L’intercessione dell’uomo non bastò, occorreva l’intercessione dell’Uomo-Dio: e fu Gesù, Figlio di Dio, Figlio dell’uomo. Per lui, ucciso per noi su una croce, quella liberazione è possibile e gratuita; e tutti riceviamo grazia su grazia. Da allora in poi la speranza s’è affacciata come nuovo sole all’orizzonte e ci chiede di non disperare mai.
La preghiera è lo strumento facile e immediato per attingere perdono alla fonte della misericordia. Il costato squarciato di Cristo crocifisso sta lì a ricordarcelo e a suggerire la preghiera che egli ha messo sulle nostre labbra: “Rimetti a noi i nostri debiti, come anche noi li rimettiamo ai nostri debitori, e non abbandonarci alla tentazione, ma liberaci dal male e dal Maligno” (Mt 6,12-13).
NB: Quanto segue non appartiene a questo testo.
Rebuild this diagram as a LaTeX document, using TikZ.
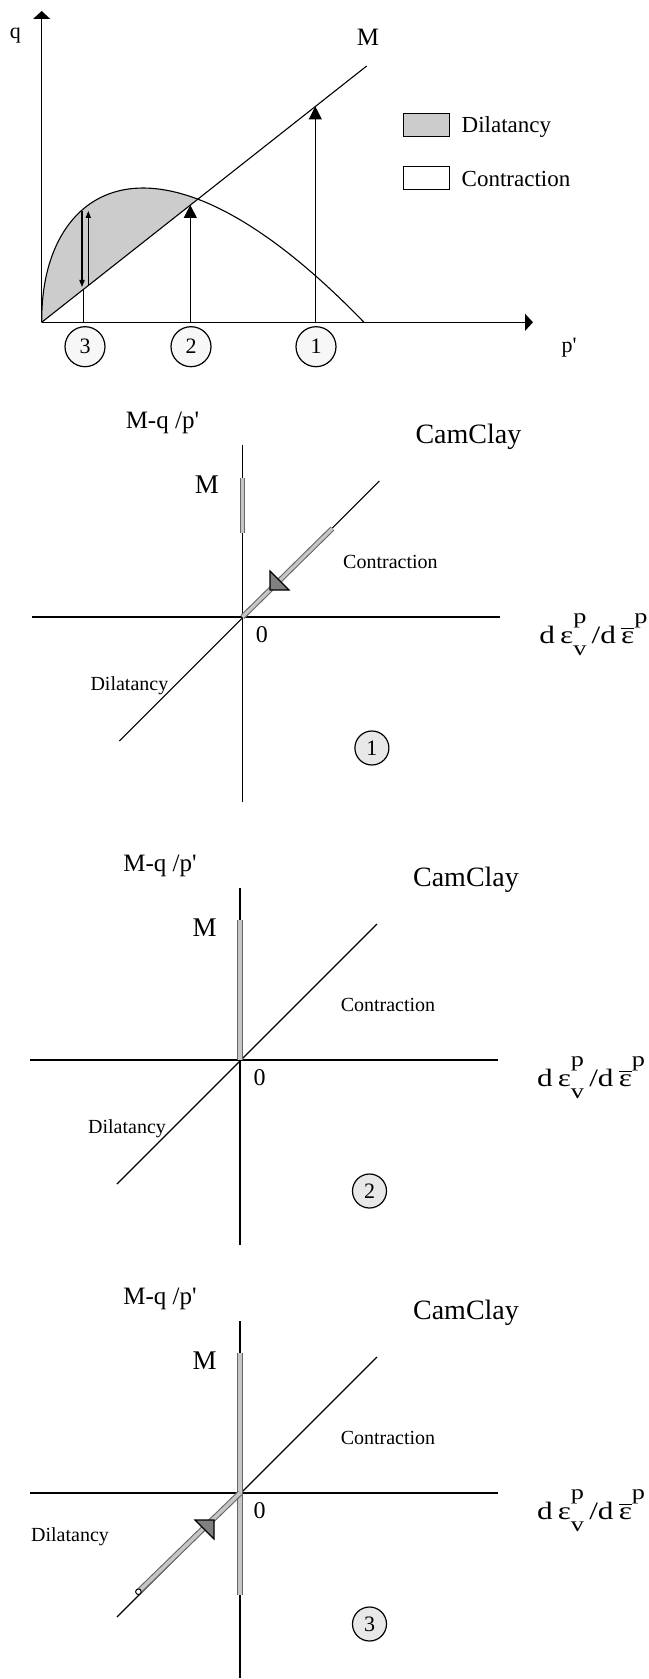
\documentclass[tikz,border=0pt]{standalone}
\usepackage{fontspec}
\setmainfont{Liberation Serif}
\usetikzlibrary{arrows.meta}
\newcommand\setfs[1]{\fontsize{#1}{#1}\selectfont}
\newcommand\subsz[1]{{\setfs{10.5}#1}}
\newcommand\strainlabel{\scalebox{1.25}[1]{d\,ε\rlap{\raisebox{10pt}{\subsz{p}}}\raisebox{-6pt}{\subsz{v}}\,/d\,$\overline{\mbox{ε}}$\raisebox{10pt}{\subsz{p}}}}
\newcommand\camclaypanel[6]{%
\begin{scope}[shift={(#2,#3)}]
  \coordinate (vt#1) at (0,-172);
  \coordinate (vb#1) at (0,185);
  \coordinate (hl#1) at (-210,0);
  \coordinate (hr#1) at (258,0);
  \coordinate (dl#1) at (-123,124);
  \coordinate (du#1) at (137,-136);
  \draw[axisline] (hl#1) -- (hr#1);
  \draw[vaxis] (vt#1) -- (vb#1);
  \draw[thinline] (dl#1) -- (du#1);
  \node[txt,font=\setfs{12.5}] (yl#1) at (-80,-194) {M-q /p\textquotesingle};
  \node[cam] (cc#1) at (226,-180) {CamClay};
  \node[txt,font=\setfs{13.5}] (M#1) at (-35.5,-132) {M};
  \node[small] (con#1) at (148,-55) {Contraction};
  \node[small] (dil#1) at (#4,#5) {Dilatancy};
  \node[lab12] (zero#1) at (19.5,17.5) {0};
  \node[pcirc] (pc#1) at (129.5,131) {#6};
  \node[txt,font=\setfs{12.5},anchor=base west] (st#1) at (297,26) {\strainlabel};
\end{scope}}
\begin{document}
\begin{tikzpicture}[x=0.5pt,y=-0.5pt,
  axisline/.style={line width=0.75pt},
  vaxis/.style={line width=0.65pt},
  thinline/.style={line width=0.55pt},
  axhead/.style={-{Triangle[length=4pt,width=8.5pt]}},
  bighead/.style={-{Triangle[length=6.5pt,width=6.5pt]}},
  smallhead/.style={-{Triangle[length=3.5pt,width=2.6pt]}},
  txt/.style={inner sep=0pt,outer sep=0pt},
  lab11/.style={txt,font=\setfs{11}},
  lab12/.style={txt,font=\setfs{12}},
  legtxt/.style={txt,font=\setfs{11.5}},
  cam/.style={txt,font=\setfs{14}},
  small/.style={txt,font=\setfs{10}},
  numcirc/.style={circle,draw,line width=0.6pt,inner sep=0pt,minimum size=20pt,fill=gray!6,font=\setfs{11}},
  pcirc/.style={circle,draw,line width=0.6pt,inner sep=0pt,minimum size=17pt,fill=gray!18,font=\setfs{11}},
  legbox/.style={draw,line width=0.6pt,inner sep=0pt,outer sep=0pt,minimum width=23pt,minimum height=11.7pt},
  dil/.style={fill=gray!40},
  rod/.style={draw=black!60,line width=0.55pt,double=gray!45,double distance=#1},
  rod/.default=1.9pt,
  headtri/.style={fill=black!50,draw=black,line width=0.6pt,line join=miter},
]
\useasboundingbox (0,0) rectangle (648,1679);

% ---------------- top chart ----------------
\coordinate (O) at (41.7,322.3);
\coordinate (qtop) at (41.7,11);
\coordinate (pend) at (533,322.3);
\coordinate (Mend) at (366.7,66);
\fill[dil] plot[variable=\t,domain=0.001:12.49,samples=90]
  ({41.7+\t*\t},{322.3-0.07295*exp(0.918*ln(\t))*(322.3-\t*\t)}) -- cycle;
\draw[thinline] plot[variable=\t,domain=0.001:17.953,samples=160]
  ({41.7+\t*\t},{322.3-0.07295*exp(0.918*ln(\t))*(322.3-\t*\t)});
\draw[thinline] (O) -- (Mend);
\draw[axisline,axhead] (O) -- (qtop);
\draw[axisline,axhead] (O) -- (pend);

\coordinate (a1b) at (315.3,322.3); \coordinate (a1t) at (315.3,106.4);
\coordinate (a2b) at (190.3,322.3); \coordinate (a2t) at (190.3,205);
\coordinate (a3b) at (83.3,322.3);  \coordinate (a3t) at (83.3,289);
\coordinate (a3d1) at (82,211);     \coordinate (a3d2) at (82,287);
\coordinate (a3u1) at (88.3,286);   \coordinate (a3u2) at (88.3,211);
\draw[thinline,bighead] (a1b) -- (a1t);
\draw[thinline,bighead] (a2b) -- (a2t);
\draw[thinline] (a3b) -- (a3t);
\draw[thinline,smallhead] (a3d1) -- (a3d2);
\draw[thinline,smallhead] (a3u1) -- (a3u2);

\node[numcirc] (c3) at (85,346.7) {3};
\node[numcirc] (c2) at (191,346.7) {2};
\node[numcirc] (c1) at (316,346.7) {1};

\node[lab11] (qlab) at (15.5,36) {q};
\node[lab11] (plab) at (569,348) {p\textquotesingle};
\node[txt,font=\setfs{12.5}] (Mlab) at (368,37) {M};

\node[legbox,dil] (legD) at (426.3,125) {};
\node[legbox] (legC) at (426.3,178) {};
\node[legtxt,anchor=base west] (legDt) at (461.7,132.7) {Dilatancy};
\node[legtxt,anchor=base west] (legCt) at (461.7,186.7) {Contraction};

% ---------------- panels ----------------
\camclaypanel{A}{242.4}{617}{-113}{69}{1}
\camclaypanel{B}{240}{1060}{-113}{69}{2}
\camclaypanel{C}{240}{1493}{-170}{44}{3}

% panel 1 rods
\begin{scope}[shift={(242.4,617)}]
  \coordinate (r1a) at (0,-139); \coordinate (r1b) at (0,-84);
  \coordinate (r1c) at (90,-88.5); \coordinate (r1o) at (0,0);
  \coordinate (t1) at (27.6,-27);
  \draw[rod=1.8pt] (r1a) -- (r1b);
  \draw[rod=1.6pt] (r1c) -- (r1o);
  \filldraw[headtri] (t1) -- ++(0,-19) -- ++(19,19) -- cycle;
\end{scope}
% panel 2 rod
\begin{scope}[shift={(240,1060)}]
  \coordinate (r2a) at (0,-140); \coordinate (r2o) at (0,0);
  \draw[rod=2.2pt] (r2a) -- (r2o);
\end{scope}
% panel 3 rods
\begin{scope}[shift={(240,1493)}]
  \coordinate (r3a) at (0,-139.7); \coordinate (r3b) at (0,102);
  \coordinate (r3o) at (0,0); \coordinate (r3c) at (-101.6,98.7);
  \coordinate (t3) at (-26,27);
  \draw[rod=2.2pt] (r3a) -- (r3b);
  \draw[rod=1.8pt] (r3o) -- (r3c);
  \draw[fill=white,line width=0.5pt] (r3c) circle (1.4pt);
  \filldraw[headtri] (t3) -- ++(-19,0) -- ++(19,19) -- cycle;
\end{scope}
\end{tikzpicture}
\end{document}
Ma non è facile avvertire il male e la sua gravità, particolarmente oggi, tempo di soggettivismo, relativismo, libertà libertaria: una triade che non tollera di fatto né ammonizioni né razionalità né memoria, con tutte le conseguenze morali e comportamentali che ne conseguono.
È proprio questo graduale sfaldamento del senso del peccato e del limite che ha bisogno del richiamo a “valori altri”, che sono quelli religiosi spirituali e razionali insieme, e a “forze altre”, quelle dell’aiuto di Dio e dell’invocazione, per contrastare il male e vincere la battaglia dell’onestà.
Tali forze sono quelle della grazia, da impetrare continuamente da chi solo può darcela, cioè Colui che nel combattimento contro il Maligno ha vinto per sempre il peccato e la morte, conseguenza del peccato.